[Task goal] Print the lines of the listing below verbatim from its first line through the line bearing "Arial, Helvetica, sans-serif';". Any pictures are to be omitted.

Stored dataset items
-*-*-

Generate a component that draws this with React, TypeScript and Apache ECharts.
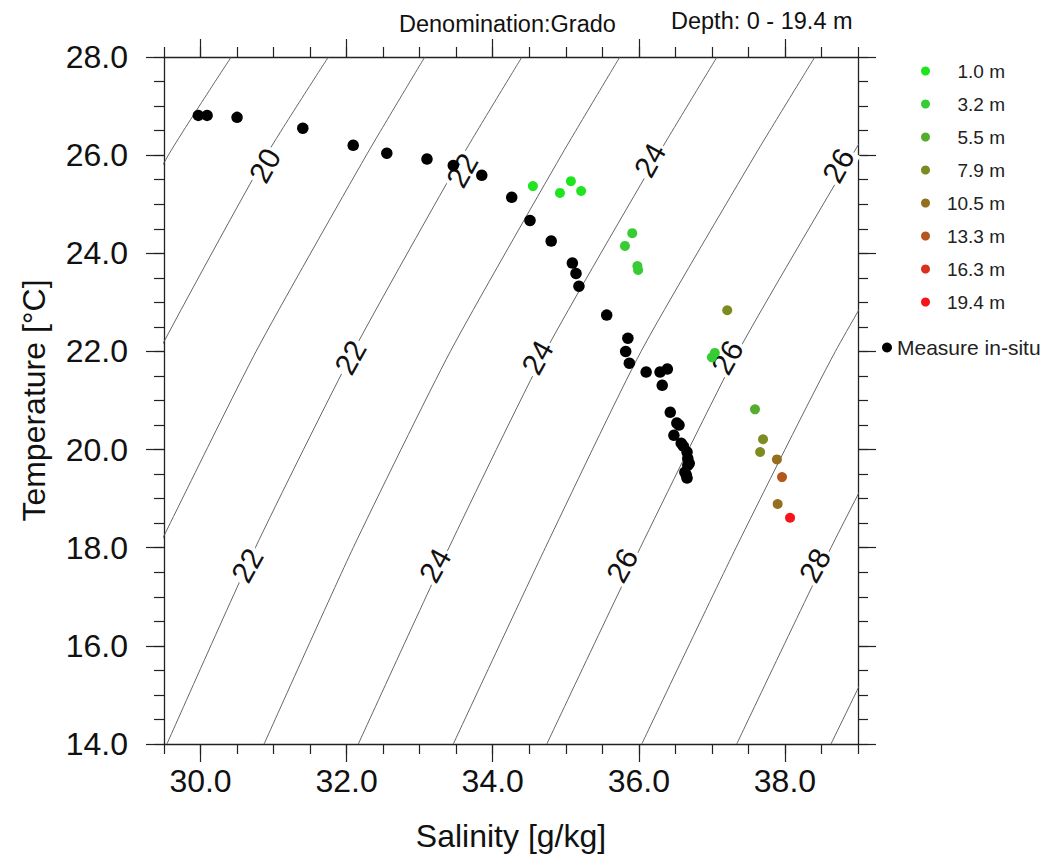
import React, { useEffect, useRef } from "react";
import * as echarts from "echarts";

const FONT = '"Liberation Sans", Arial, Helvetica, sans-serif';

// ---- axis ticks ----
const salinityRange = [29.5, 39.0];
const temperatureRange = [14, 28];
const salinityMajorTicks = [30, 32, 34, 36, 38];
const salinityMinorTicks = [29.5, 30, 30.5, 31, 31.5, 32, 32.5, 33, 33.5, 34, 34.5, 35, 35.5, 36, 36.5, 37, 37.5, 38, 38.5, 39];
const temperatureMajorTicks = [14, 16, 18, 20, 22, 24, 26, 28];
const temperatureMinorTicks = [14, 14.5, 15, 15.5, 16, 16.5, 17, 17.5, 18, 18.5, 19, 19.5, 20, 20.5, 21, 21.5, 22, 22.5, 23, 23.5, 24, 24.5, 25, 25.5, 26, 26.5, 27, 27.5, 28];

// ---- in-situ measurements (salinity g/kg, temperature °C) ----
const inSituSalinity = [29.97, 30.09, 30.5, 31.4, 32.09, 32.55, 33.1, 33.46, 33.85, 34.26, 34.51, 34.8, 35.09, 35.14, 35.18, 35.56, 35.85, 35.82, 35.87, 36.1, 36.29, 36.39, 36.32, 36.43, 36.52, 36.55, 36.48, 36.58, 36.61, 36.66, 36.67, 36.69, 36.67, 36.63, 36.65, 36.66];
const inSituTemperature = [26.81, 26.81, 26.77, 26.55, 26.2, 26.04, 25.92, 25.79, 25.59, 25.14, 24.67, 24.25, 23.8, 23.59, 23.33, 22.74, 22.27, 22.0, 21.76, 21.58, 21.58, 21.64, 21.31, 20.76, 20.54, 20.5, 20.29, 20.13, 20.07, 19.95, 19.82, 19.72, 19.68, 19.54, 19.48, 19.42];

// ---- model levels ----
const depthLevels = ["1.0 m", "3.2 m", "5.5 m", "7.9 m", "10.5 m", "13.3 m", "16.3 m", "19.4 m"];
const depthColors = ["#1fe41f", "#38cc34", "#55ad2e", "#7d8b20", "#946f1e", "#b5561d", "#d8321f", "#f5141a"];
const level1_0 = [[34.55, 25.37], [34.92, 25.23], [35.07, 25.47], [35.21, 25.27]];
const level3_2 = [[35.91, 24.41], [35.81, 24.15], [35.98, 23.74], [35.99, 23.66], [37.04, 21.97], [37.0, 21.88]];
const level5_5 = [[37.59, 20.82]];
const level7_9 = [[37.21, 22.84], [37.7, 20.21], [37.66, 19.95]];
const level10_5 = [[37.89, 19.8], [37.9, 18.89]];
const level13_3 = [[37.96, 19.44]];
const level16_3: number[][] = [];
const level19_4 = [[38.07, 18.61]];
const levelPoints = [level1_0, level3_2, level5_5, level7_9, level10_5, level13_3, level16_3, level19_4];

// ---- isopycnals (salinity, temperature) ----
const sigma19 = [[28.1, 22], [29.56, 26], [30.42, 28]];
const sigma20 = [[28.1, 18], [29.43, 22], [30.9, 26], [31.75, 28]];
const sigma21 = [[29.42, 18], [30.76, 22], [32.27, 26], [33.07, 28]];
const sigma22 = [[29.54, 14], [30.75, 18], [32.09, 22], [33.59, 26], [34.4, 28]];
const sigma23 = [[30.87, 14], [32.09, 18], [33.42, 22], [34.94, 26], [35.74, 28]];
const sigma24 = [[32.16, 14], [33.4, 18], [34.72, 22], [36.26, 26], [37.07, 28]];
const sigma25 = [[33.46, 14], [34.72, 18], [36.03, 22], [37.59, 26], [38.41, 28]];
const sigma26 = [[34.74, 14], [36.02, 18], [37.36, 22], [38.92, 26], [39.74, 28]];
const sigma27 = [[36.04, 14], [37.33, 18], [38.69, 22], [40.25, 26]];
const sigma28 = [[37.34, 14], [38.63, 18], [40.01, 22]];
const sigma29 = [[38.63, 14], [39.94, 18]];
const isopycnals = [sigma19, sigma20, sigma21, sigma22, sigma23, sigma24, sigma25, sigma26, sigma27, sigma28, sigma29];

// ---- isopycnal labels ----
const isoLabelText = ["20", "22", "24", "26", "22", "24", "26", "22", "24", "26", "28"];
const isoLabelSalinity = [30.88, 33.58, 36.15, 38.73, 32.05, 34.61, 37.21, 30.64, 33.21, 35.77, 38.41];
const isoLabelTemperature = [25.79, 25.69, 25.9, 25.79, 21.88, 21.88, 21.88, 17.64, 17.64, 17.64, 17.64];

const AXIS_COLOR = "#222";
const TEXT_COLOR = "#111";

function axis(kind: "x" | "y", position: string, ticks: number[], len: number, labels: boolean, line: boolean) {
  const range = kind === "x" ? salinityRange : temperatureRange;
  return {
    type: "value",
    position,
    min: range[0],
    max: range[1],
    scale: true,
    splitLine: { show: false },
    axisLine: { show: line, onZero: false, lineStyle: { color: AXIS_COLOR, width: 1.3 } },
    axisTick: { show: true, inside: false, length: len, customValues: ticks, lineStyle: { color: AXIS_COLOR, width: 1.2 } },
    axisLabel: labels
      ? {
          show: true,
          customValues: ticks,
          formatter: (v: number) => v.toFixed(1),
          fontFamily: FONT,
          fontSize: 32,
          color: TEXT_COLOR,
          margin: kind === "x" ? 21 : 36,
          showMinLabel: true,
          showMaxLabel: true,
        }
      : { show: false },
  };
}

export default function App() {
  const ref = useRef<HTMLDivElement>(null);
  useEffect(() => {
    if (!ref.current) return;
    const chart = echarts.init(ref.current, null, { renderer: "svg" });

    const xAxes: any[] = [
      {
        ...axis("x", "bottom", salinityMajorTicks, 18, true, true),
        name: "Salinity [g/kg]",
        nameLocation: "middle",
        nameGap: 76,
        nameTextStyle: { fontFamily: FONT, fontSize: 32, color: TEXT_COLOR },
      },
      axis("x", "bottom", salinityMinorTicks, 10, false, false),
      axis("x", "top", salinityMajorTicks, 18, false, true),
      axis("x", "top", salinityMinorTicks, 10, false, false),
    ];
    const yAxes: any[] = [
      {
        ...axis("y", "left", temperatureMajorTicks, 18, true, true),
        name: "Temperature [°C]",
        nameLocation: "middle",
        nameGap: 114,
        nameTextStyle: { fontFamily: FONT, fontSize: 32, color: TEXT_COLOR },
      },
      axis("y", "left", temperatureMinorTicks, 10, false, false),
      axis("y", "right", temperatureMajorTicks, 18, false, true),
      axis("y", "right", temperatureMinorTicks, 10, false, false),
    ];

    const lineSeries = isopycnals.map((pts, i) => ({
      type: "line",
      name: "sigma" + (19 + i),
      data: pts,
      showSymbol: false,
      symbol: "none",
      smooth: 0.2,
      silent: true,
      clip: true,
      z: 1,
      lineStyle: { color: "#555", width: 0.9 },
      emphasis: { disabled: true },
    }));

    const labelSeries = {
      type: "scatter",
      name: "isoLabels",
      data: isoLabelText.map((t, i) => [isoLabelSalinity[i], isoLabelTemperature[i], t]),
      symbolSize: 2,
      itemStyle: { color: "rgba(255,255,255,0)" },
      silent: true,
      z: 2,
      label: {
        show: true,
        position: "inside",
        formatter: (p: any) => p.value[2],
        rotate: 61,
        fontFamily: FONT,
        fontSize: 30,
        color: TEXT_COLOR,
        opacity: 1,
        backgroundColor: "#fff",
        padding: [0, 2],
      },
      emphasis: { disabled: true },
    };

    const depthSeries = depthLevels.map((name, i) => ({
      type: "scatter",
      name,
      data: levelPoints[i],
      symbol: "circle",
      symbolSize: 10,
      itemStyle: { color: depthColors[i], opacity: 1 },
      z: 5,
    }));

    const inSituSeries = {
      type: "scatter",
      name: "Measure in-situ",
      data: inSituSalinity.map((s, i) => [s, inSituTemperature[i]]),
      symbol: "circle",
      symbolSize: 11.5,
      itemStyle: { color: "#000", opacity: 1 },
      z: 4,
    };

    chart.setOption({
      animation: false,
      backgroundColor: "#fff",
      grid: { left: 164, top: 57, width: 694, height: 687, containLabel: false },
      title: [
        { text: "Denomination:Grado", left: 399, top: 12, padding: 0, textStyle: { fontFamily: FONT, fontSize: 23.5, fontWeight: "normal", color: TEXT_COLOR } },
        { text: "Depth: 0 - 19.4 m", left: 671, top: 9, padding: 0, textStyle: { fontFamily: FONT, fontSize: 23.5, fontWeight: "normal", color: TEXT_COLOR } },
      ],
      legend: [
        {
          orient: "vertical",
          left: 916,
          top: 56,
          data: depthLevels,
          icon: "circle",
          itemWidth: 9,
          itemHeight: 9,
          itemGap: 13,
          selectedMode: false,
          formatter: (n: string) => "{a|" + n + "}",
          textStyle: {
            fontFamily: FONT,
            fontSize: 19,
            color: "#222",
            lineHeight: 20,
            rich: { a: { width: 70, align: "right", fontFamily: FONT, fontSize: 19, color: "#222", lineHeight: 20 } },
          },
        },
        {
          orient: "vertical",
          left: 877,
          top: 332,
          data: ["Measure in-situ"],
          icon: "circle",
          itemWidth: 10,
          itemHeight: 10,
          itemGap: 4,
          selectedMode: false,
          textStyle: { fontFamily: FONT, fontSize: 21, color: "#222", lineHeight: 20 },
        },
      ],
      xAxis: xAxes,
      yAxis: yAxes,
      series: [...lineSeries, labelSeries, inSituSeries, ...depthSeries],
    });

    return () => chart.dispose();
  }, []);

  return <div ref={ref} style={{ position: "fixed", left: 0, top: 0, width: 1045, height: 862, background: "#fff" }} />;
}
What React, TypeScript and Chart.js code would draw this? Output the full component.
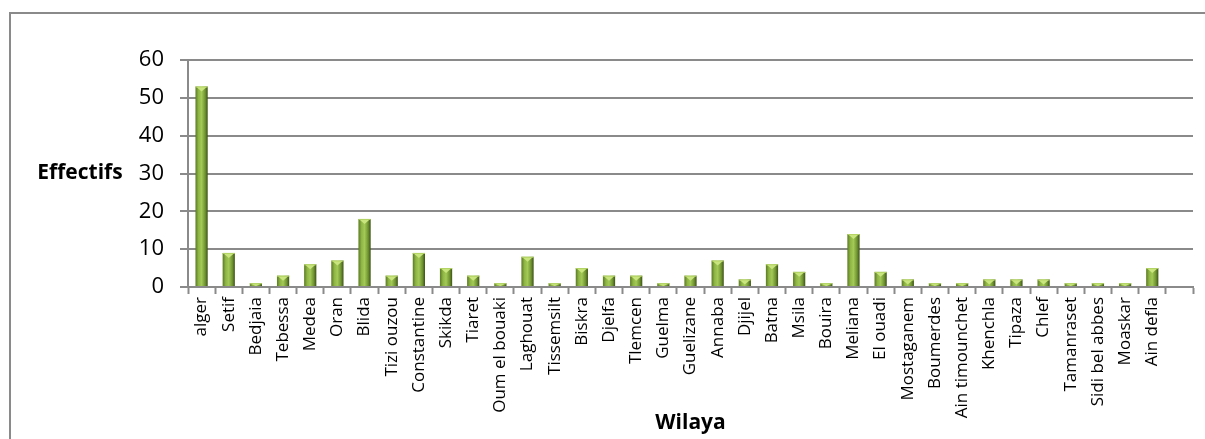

-*-*-

[Response to this exercise]
Generate a component that draws this with React, TypeScript and Apache ECharts.
import React, { useEffect, useRef } from "react";
import * as echarts from "echarts";

const FONT = '"Liberation Sans", Arial, Helvetica, sans-serif';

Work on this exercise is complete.